Colombia currently ranks fifth in terms of coal exports, behind
Australia, Indonesia, South Africa and Russia.
The richness of Colombia's coal reserves is what led US oil major
ExxonMobil to invest billions in the country's coal industry in the 1970s as
the original developer of Cerrejon, the largest coal mine that is an open-pit
operation in Guajira province. It subsequently sold its interest in the mine
to a consortium comprising Glencore, BHP Billiton and Anglo American as equal
Guerrilla violence and drug wars kept many investors away from
Colombia's coal reserves until recently. Now with security improving thanks
partly to $7.6 billion in US military aid given under Plan Colombia. At the
same time, global mining companies are trying to position themselves for an
explosion in exports over the next decade as Chinese and Indian
coal-dependent economies continue to grow.
"Colombia is like the last frontier for many of these investors,"
Cardenas said. This year, Colombia expects to receive $4.5 billion in
royalties from natural resource sales, about double what it got in 2006, he
said. Coal, along with petroleum and tourism, are top generators of foreign
currency for the country.
The commerce ministry announced on Monday that foreign direct investment
in mining and petroleum projects reached $9.6 billion year to date through
October 14, a 52% increase over the same period in 2010.
Investment in energy and mining projects accounted for the lion's share
of 83.4% of overall year-to-date foreign direct investment in Colombia, said
Sergio Diaz-Granados, the minister of Commerce, Industry and Tourism.
Three Brazilian mining giants -- Vale, Votorantim and Eike Battista's
EBX Group -- are among the foreign companies that have established presences
in Colombia recently. In June, Drummond sold a 20% stake in its open pit mine
in northern Cesar state to Japan-based trading group Itochu for $1.5 billion.
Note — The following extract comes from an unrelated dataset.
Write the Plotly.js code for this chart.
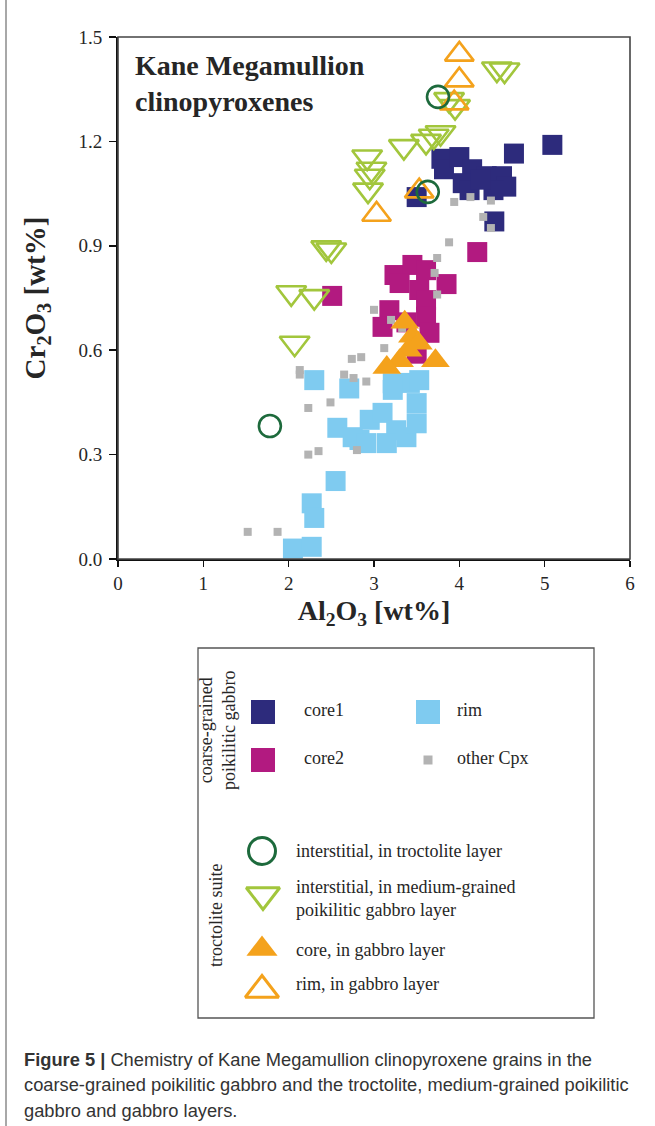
<!DOCTYPE html>
<html>
<head>
<meta charset="utf-8">
<script src="https://cdn.plot.ly/plotly-3.0.1.min.js"></script>
<style>html,body{margin:0;padding:0;background:#fff;}#chart{width:655px;height:1126px;}</style>
</head>
<body>
<div id="chart"></div>
<script>
// ---------------- data (Al2O3 wt%, Cr2O3 wt%) ----------------
const core1X = [3.50, 3.79, 3.82, 4.00, 4.15, 4.04, 4.32, 4.50, 4.55, 4.12, 4.40, 4.64, 5.09, 4.41, 4.25];
const core1Y = [1.04, 1.15, 1.12, 1.155, 1.12, 1.08, 1.10, 1.10, 1.07, 1.06, 1.06, 1.165, 1.19, 0.97, 1.09];

const core2X = [2.51, 4.21, 3.24, 3.45, 3.61, 3.85, 3.30, 3.53, 3.61, 3.18, 3.10, 3.61, 3.65, 3.50, 3.38];
const core2Y = [0.756, 0.882, 0.816, 0.845, 0.83, 0.79, 0.793, 0.773, 0.744, 0.715, 0.667, 0.696, 0.65, 0.59, 0.68];

const rimX = [2.30, 2.71, 2.57, 2.83, 2.55, 2.27, 2.30, 2.05, 2.27, 2.75, 2.91, 2.95, 3.10, 3.22, 3.42, 3.50, 3.26, 3.38, 3.50, 3.15, 3.53, 3.22];
const rimY = [0.514, 0.49, 0.377, 0.342, 0.224, 0.16, 0.118, 0.03, 0.035, 0.35, 0.333, 0.40, 0.42, 0.486, 0.506, 0.448, 0.37, 0.35, 0.39, 0.333, 0.514, 0.505];

const otherX = [1.52, 1.87, 2.13, 2.13, 2.23, 2.49, 2.23, 2.35, 2.74, 2.85, 2.65, 2.76, 2.91, 2.80, 3.12, 3.88, 3.74, 3.71, 3.74, 3.00, 3.20, 3.33, 3.94, 4.13, 4.37, 4.28, 4.37];
const otherY = [0.078, 0.078, 0.543, 0.53, 0.434, 0.45, 0.30, 0.31, 0.575, 0.58, 0.53, 0.52, 0.51, 0.313, 0.606, 0.91, 0.865, 0.822, 0.76, 0.716, 0.687, 0.664, 1.026, 1.04, 1.03, 0.983, 0.951];

const troctX = [1.78, 3.63, 3.75];
const troctY = [0.382, 1.055, 1.328];

const medX = [2.03, 2.30, 2.07, 2.44, 2.50, 2.92, 2.97, 2.95, 2.93, 3.35, 3.61, 3.70, 3.78, 3.88, 3.95, 4.44, 4.53];
const medY = [0.765, 0.754, 0.62, 0.894, 0.888, 1.155, 1.12, 1.10, 1.06, 1.185, 1.20, 1.215, 1.225, 1.32, 1.30, 1.408, 1.405];

const gabCoreX = [3.36, 3.45, 3.40, 3.30, 3.15, 3.72, 3.52];
const gabCoreY = [0.68, 0.64, 0.60, 0.57, 0.55, 0.57, 0.62];

const gabRimX = [3.03, 3.53, 3.94, 4.00, 4.00];
const gabRimY = [0.99, 1.057, 1.31, 1.376, 1.45];

const xTicks = [0, 1, 2, 3, 4, 5, 6];
const yTicks = [0.0, 0.3, 0.6, 0.9, 1.2, 1.5];

const seriesNames = ["core1", "rim", "core2", "other Cpx",
  "interstitial, in troctolite layer",
  "interstitial, in medium-grained<br>poikilitic gabbro layer",
  "core, in gabbro layer", "rim, in gabbro layer"];
const groupLabels = ["coarse-grained<br>poikilitic gabbro", "troctolite suite"];
const chartTitle = "<b>Kane Megamullion<br>clinopyroxenes</b>";
const captionLines = [
  "<b>Figure 5 |</b> Chemistry of Kane Megamullion clinopyroxene grains in the",
  "coarse-grained poikilitic gabbro and the troctolite, medium-grained poikilitic",
  "gabbro and gabbro layers."];

// ---------------- styles ----------------
const C_CORE1 = "#2d2b7c", C_CORE2 = "#b21a80", C_RIM = "#7fcbf0", C_OTHER = "#b3b3b3";
const C_TROCT = "#1d6a3c", C_MED = "#a2c63c", C_ORANGE = "#f4a21c";
const SERIF = "Liberation Serif, Times New Roman, serif";
const SANS = "Liberation Sans, Arial, sans-serif";
const TXT = "#262626";

const W = 655, H = 1126, ML = 118, MR = 25, MT = 37, MB = 0;
const xp = px => (px - ML) / (W - ML - MR);
const yp = py => (H - MB - py) / (H - MT - MB);

function sq(x, y, color, size) {
  return {x, y, type: "scatter", mode: "markers", showlegend: false, hoverinfo: "skip",
    marker: {symbol: "square", size, color, line: {width: 0}}};
}
function sym(x, y, symbol, color, size, lw, xa, ya) {
  return {x, y, type: "scatter", mode: "markers", showlegend: false, hoverinfo: "skip",
    xaxis: xa || "x", yaxis: ya || "y",
    marker: {symbol, size, color, line: {width: lw, color}}};
}

const traces = [
  sq(rimX, rimY, C_RIM, 20),
  sq(core2X, core2Y, C_CORE2, 20),
  sq(core1X, core1Y, C_CORE1, 20),
  sq(otherX, otherY, C_OTHER, 8),
  sym(medX, medY, "triangle-down-open", C_MED, 26, 2.6),
  sym(gabCoreX, gabCoreY, "triangle-up", C_ORANGE, 25, 0),
  sym(gabRimX, gabRimY, "triangle-up-open", C_ORANGE, 25, 2.6),
  sym(troctX, troctY, "circle-open", C_TROCT, 22, 2.6)
];

// legend glyphs drawn on a pixel-ranged helper axis pair (x2/y2)
const LBX0 = 198, LBX1 = 594, LBY0 = 648, LBY1 = 1018;
const legRows = [
  {px: 263, py: 712, s: "square", c: C_CORE1, size: 24, lw: 0},
  {px: 428, py: 712, s: "square", c: C_RIM, size: 24, lw: 0},
  {px: 263, py: 760, s: "square", c: C_CORE2, size: 24, lw: 0},
  {px: 428, py: 760, s: "square", c: C_OTHER, size: 9, lw: 0},
  {px: 262, py: 851, s: "circle-open", c: C_TROCT, size: 27, lw: 3},
  {px: 263, py: 895, s: "triangle-down-open", c: C_MED, size: 29, lw: 3},
  {px: 262, py: 949, s: "triangle-up", c: C_ORANGE, size: 27, lw: 0},
  {px: 262, py: 990, s: "triangle-up-open", c: C_ORANGE, size: 29, lw: 3}
];
const labelPos = [[302, 710], [455, 710], [302, 758], [455, 758], [294, 851], [294, 898], [294, 950], [294, 984]];
legRows.forEach(r => traces.push(sym([r.px], [r.py], r.s, r.c, r.size, r.lw, "x2", "y2")));

const annotations = [
  {text: chartTitle, xref: "paper", yref: "paper", x: xp(133), y: yp(48), xanchor: "left", yanchor: "top",
   align: "left", showarrow: false, font: {family: SERIF, size: 28, color: TXT}}
];

seriesNames.forEach((t, i) => annotations.push({
  text: t, xref: "x2", yref: "y2", x: labelPos[i][0], y: labelPos[i][1], xanchor: "left", yanchor: "middle",
  align: "left", showarrow: false, font: {family: SERIF, size: 18, color: TXT}
}));
annotations.push({text: groupLabels[0], xref: "paper", yref: "paper", x: xp(218), y: yp(731), textangle: -90,
  xanchor: "center", yanchor: "middle", showarrow: false, align: "center",
  font: {family: SERIF, size: 18, color: TXT}});
annotations.push({text: groupLabels[1], xref: "paper", yref: "paper", x: xp(216), y: yp(916), textangle: -90,
  xanchor: "center", yanchor: "middle", showarrow: false, align: "center",
  font: {family: SERIF, size: 18, color: TXT}});

captionLines.forEach((t, i) => annotations.push({
  text: t, xref: "paper", yref: "paper", x: xp(22), y: yp(1059 + i * 25.5), xanchor: "left", yanchor: "middle",
  showarrow: false, align: "left", font: {family: SANS, size: 18.3, color: "#333"}
}));

const shapes = [
  {type: "rect", xref: "paper", yref: "paper", x0: 0, x1: 1, y0: yp(559), y1: 1,
   line: {color: "#444", width: 1.6}, layer: "above"},
  {type: "rect", xref: "paper", yref: "paper", x0: xp(LBX0), x1: xp(LBX1), y0: yp(LBY1), y1: yp(LBY0),
   line: {color: "#555", width: 1.3}, layer: "below"},
  {type: "line", xref: "paper", yref: "paper", x0: xp(6), x1: xp(6), y0: yp(1126), y1: yp(0),
   line: {color: "#a8a8a8", width: 2}}
];

const layout = {
  width: W, height: H,
  margin: {l: ML, r: MR, t: MT, b: MB},
  paper_bgcolor: "#fff", plot_bgcolor: "rgba(0,0,0,0)",
  showlegend: false,
  xaxis: {domain: [0, 1], anchor: "y", range: [0, 6], tickvals: xTicks, ticktext: xTicks.map(String),
    showgrid: false, zeroline: false, showline: true, linecolor: "#111", linewidth: 2,
    ticks: "outside", ticklen: 6, tickwidth: 1.5, tickcolor: "#111", automargin: false,
    tickfont: {family: SERIF, size: 19, color: TXT},
    title: {text: "<b>Al<sub>2</sub>O<sub>3</sub> [wt%]</b>", font: {family: SERIF, size: 28, color: TXT}, standoff: 8}},
  yaxis: {domain: [yp(559), 1], anchor: "x", range: [0, 1.5], tickvals: yTicks, ticktext: yTicks.map(v => v.toFixed(1)),
    showgrid: false, zeroline: false, showline: true, linecolor: "#111", linewidth: 2,
    ticks: "outside", ticklen: 7, tickwidth: 1.5, tickcolor: "#111", automargin: false, ticklabelstandoff: 3,
    tickfont: {family: SERIF, size: 19, color: TXT},
    title: {text: "<b>Cr<sub>2</sub>O<sub>3</sub> [wt%]</b>", font: {family: SERIF, size: 29, color: TXT}, standoff: 24}},
  xaxis2: {domain: [xp(LBX0 + 38), xp(LBX1)], anchor: "y2", range: [LBX0 + 38, LBX1], visible: false, fixedrange: true},
  yaxis2: {domain: [yp(LBY1), yp(LBY0)], anchor: "x2", range: [LBY1, LBY0], visible: false, fixedrange: true},
  annotations, shapes
};

Plotly.newPlot("chart", traces, layout, {staticPlot: true, displayModeBar: false});
</script>
</body>
</html>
Cardenas said construction of a new rail line to connect coal mines in
Cesar state to Colombia's Atlantic coast was almost 80% complete. The line
runs parallel to an already existing coal transport line owned by Drummond
and Glencore, which are financing the new line as well. Both companies are
planning to expand their Colombian mines in coming years.
Another 520 km of railroad is planned to connect coal mines in
Colombia's interior to its Atlantic ports, said Fenalcarbon's Saade.